Jiripolivka: I agree that he may not find a pyramidal horn that will cover 2...8 GHz with descent gain/radiation pattern. He has to divert to ridged concept and/or flared shapes.

sssoftech: Why not drop the horn concept and go to a TEM travellling wave structure? There you don't have the cut-off problems as with waveguides. The design isn't easy, but it will give you an antenna for the required frequency range with descent radiation pattern and return loss.

If you want to go for the ridged version, best is to source such an antenna (they are used in EMC environments) and see how they did it and use it as input for your own design.
 
wimRFP is there any way u can help me with the effective way of impedance matching in horn antenna with coax feeding both with horn and without horn.
 

hi
i designed ridge antenna before this and with out and it work from 1.5-10GHz
 

For to horn, I have no idea how to do it for your full frequency range and with maintaining the correct propagation mode.
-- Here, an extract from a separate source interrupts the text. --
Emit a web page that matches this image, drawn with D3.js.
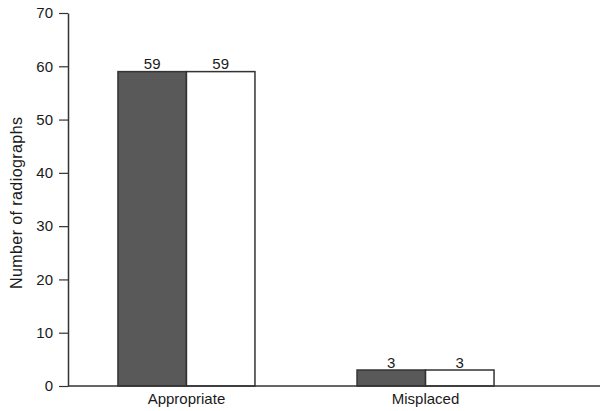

Regarding non-horn wide band antennas, you may search for ultra wide band antennas. I actually did design flared transmission line wide band antennas, but I don't have a reference available.

The trick with these antennas is that you can avoid steep impedance transitions versus distance along the antenna. The difficulty is not in getting reasonable return loss, but more getting a descent radiation pattern over the full frequency range and (as always) getting reasonable aperture efficiency. Antennas (Kraus, Marhefka) do mention flared transmission lime antennas, but doesn't give you guidance in how to achieve your goals.